EXERCISE PROMPT:
Report the number of lines that include "this", with no additional text.

DATA SHOWN:
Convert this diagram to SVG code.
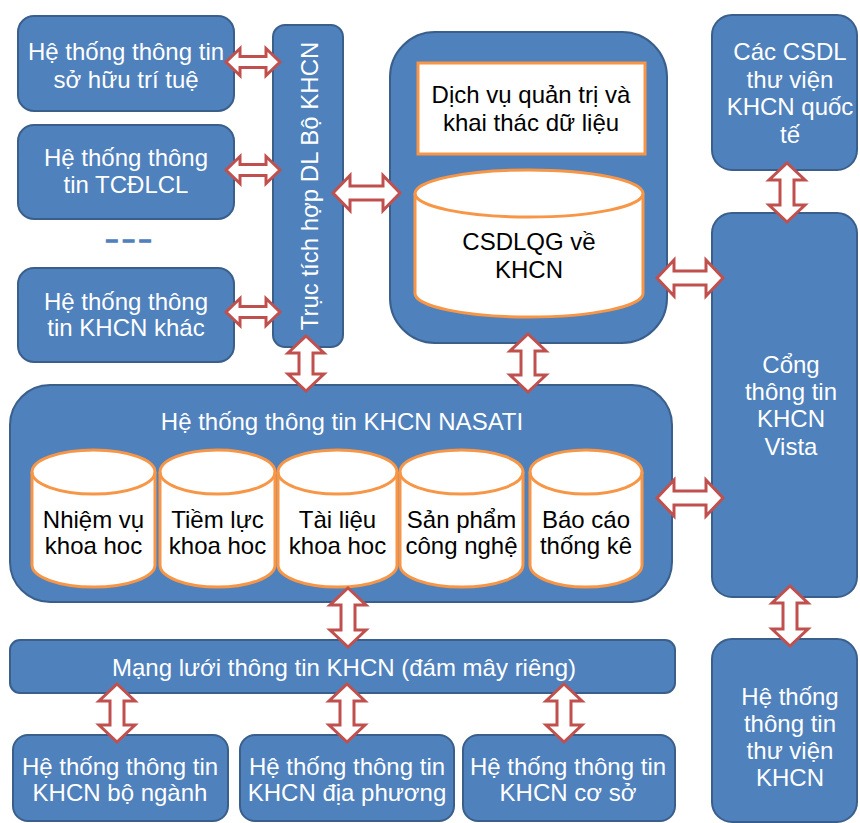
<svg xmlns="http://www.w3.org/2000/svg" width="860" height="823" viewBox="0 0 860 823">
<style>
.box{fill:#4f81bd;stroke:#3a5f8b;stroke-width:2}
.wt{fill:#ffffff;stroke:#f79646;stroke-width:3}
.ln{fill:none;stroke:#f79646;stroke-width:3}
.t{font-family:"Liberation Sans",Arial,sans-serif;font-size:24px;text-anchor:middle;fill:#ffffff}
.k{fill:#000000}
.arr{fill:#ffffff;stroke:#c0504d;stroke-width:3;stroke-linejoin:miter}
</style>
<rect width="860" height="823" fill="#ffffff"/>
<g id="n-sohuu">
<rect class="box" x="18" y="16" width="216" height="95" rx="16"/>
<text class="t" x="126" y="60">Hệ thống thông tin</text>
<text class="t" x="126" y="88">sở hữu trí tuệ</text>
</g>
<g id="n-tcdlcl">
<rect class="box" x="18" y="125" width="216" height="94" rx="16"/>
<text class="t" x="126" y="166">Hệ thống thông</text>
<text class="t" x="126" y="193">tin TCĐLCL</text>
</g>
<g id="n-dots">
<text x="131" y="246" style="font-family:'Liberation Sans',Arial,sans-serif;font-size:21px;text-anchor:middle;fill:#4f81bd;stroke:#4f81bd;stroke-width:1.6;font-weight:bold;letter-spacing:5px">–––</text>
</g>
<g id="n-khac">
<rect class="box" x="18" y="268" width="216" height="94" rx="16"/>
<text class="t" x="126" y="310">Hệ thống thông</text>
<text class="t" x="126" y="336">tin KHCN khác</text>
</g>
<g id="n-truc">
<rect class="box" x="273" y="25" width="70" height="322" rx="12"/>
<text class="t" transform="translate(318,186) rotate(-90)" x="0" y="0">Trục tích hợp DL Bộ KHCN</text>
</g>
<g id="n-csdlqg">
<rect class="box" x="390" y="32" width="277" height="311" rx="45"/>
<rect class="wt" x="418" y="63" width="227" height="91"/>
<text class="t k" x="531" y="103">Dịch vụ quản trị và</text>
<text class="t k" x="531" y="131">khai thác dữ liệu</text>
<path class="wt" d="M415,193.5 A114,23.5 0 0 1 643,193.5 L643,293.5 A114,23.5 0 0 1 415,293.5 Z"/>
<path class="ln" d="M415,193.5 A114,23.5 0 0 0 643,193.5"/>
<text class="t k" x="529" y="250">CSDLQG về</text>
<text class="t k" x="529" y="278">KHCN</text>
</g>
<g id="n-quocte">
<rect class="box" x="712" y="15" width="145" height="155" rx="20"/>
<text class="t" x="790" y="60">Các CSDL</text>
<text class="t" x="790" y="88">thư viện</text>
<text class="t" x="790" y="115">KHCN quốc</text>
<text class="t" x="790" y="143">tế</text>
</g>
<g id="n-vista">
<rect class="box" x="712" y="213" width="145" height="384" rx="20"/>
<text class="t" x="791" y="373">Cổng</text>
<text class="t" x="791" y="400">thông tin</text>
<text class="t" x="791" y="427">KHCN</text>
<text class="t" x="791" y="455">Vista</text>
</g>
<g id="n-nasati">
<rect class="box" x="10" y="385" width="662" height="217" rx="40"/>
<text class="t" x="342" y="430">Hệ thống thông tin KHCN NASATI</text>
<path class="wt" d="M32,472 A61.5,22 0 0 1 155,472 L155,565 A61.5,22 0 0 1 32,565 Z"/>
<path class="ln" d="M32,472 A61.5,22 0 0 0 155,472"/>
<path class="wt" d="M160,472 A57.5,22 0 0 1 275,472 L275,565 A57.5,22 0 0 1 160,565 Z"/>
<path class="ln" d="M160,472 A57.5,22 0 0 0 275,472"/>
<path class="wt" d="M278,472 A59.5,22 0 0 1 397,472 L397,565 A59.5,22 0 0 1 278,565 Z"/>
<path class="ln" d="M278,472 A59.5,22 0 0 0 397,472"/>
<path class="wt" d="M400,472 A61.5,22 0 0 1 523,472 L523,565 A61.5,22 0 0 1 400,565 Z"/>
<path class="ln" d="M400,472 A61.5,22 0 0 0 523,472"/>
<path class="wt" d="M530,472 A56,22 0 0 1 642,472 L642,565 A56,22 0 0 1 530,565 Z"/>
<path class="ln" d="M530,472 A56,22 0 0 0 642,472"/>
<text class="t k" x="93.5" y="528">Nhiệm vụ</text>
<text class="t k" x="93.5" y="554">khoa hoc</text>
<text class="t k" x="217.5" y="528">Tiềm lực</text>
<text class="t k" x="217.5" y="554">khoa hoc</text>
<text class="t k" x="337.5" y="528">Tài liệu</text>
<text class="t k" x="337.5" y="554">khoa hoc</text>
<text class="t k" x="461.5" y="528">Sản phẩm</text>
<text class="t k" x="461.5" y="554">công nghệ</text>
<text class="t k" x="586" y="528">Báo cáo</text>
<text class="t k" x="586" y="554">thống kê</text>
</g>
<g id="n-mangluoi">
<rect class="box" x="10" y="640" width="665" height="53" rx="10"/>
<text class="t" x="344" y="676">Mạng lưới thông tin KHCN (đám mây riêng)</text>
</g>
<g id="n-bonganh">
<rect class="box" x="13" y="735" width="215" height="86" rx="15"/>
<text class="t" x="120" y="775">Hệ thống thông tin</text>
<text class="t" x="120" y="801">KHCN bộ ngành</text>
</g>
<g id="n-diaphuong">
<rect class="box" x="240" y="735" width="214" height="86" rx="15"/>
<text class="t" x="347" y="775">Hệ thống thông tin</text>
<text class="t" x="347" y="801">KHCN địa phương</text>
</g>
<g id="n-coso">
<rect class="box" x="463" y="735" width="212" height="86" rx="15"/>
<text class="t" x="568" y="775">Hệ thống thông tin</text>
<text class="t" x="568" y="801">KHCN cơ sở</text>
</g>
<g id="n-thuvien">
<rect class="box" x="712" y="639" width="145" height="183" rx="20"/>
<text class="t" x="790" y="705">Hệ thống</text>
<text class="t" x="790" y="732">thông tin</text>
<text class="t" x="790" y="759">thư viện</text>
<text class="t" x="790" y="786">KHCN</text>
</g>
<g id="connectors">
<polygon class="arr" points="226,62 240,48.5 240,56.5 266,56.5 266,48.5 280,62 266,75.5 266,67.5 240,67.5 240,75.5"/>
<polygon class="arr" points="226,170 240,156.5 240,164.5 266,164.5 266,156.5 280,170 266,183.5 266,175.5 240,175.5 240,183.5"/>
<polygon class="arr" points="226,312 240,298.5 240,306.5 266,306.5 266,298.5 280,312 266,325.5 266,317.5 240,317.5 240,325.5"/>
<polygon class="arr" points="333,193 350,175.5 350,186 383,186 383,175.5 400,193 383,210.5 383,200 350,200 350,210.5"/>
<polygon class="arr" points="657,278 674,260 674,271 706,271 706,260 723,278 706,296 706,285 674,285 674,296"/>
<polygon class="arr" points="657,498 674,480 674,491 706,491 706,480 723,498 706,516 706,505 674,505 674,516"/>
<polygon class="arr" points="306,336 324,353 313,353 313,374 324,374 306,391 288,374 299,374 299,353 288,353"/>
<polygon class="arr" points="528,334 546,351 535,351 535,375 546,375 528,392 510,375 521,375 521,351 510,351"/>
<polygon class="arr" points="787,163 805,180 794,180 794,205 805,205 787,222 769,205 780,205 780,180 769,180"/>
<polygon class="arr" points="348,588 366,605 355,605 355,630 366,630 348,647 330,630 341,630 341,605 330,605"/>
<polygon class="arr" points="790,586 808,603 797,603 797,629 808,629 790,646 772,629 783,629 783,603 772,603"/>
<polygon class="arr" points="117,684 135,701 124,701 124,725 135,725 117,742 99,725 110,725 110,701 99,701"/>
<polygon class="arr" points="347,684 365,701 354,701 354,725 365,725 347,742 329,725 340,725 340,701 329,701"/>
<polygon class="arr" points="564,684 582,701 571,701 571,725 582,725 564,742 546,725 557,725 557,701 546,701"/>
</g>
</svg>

==

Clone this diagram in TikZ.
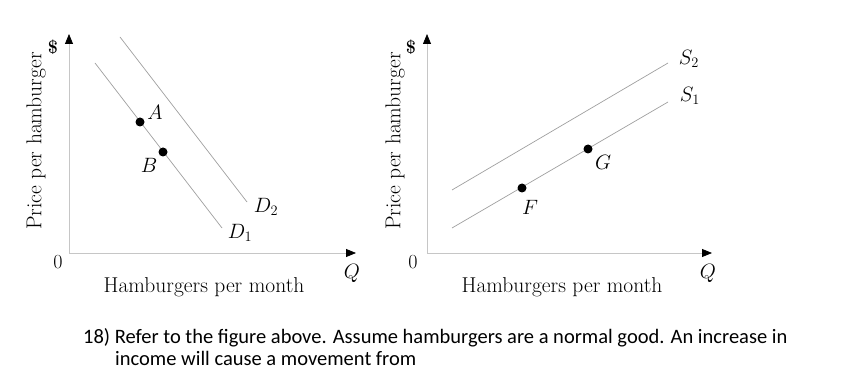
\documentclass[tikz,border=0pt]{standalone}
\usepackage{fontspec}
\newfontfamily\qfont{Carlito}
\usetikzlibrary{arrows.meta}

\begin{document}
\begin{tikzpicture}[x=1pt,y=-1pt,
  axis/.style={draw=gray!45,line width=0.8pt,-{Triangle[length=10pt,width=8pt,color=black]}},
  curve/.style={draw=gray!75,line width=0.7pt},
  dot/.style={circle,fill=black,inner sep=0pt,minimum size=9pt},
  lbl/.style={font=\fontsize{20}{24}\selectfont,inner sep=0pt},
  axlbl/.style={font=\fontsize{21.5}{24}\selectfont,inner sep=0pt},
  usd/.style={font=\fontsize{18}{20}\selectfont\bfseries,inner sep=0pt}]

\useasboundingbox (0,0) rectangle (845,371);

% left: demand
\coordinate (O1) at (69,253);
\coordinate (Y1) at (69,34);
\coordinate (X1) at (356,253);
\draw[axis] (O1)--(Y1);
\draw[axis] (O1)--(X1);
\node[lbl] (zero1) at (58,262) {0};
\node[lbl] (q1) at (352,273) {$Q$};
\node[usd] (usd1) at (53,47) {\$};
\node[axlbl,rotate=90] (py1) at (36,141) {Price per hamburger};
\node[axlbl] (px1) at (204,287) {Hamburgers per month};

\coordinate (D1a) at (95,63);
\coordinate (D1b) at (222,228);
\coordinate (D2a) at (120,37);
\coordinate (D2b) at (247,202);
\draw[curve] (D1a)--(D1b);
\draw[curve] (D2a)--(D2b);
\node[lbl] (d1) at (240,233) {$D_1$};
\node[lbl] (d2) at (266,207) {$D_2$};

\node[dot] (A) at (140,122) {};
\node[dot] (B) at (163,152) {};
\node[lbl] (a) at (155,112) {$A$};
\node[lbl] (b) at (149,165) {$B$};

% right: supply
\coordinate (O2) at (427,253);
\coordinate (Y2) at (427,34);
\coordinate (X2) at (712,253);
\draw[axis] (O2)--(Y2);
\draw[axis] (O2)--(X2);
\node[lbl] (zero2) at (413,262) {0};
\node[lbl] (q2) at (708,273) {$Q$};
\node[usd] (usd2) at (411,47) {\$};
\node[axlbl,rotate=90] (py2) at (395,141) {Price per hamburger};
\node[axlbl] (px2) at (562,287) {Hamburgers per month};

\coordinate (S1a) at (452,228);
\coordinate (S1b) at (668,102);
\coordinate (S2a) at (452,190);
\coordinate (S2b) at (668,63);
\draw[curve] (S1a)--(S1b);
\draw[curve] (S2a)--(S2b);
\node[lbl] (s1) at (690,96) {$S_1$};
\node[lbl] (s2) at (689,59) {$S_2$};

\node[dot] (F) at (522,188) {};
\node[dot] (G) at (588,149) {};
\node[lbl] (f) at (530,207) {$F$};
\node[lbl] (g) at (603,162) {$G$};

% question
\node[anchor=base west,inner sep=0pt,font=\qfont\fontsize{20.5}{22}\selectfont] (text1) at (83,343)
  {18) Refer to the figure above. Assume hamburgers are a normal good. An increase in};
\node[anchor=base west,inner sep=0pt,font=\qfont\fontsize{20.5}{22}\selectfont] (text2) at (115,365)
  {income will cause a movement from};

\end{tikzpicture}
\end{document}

THE OUTPUT:
2